**The exercise:**
Leaving the pictures out, print the lines from the first line of the listing through the line containing "1.4, 1.6, 1.8]", exactly as they read, and no others.

**Collected data:**

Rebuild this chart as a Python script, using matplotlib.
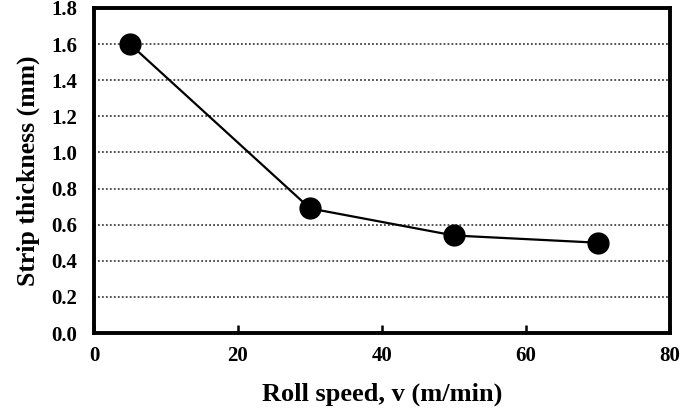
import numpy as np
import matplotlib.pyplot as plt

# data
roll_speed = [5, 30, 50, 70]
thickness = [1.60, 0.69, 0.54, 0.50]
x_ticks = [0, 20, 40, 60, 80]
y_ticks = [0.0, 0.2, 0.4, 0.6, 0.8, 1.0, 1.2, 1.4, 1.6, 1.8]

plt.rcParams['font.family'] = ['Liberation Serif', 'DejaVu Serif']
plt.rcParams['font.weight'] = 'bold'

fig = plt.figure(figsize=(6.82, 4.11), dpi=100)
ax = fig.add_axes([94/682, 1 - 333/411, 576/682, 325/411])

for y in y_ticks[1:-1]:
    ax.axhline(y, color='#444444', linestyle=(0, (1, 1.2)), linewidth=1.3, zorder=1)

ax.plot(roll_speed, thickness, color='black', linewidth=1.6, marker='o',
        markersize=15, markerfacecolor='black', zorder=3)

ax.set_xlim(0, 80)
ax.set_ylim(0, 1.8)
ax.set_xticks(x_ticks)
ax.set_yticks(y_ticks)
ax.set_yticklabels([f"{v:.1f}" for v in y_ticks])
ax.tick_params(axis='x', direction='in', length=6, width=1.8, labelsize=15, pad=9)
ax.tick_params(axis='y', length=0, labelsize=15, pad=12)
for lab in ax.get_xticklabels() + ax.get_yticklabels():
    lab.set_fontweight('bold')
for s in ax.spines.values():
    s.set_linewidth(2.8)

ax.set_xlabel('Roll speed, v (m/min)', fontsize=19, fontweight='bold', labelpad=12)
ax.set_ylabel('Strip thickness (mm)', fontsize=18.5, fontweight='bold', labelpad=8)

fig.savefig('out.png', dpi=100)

**Output of the task:**
Rebuild this chart as a Python script, using matplotlib.
import numpy as np
import matplotlib.pyplot as plt

# data
roll_speed = [5, 30, 50, 70]
thickness = [1.60, 0.69, 0.54, 0.50]
x_ticks = [0, 20, 40, 60, 80]
y_ticks = [0.0, 0.2, 0.4, 0.6, 0.8, 1.0, 1.2, 1.4, 1.6, 1.8]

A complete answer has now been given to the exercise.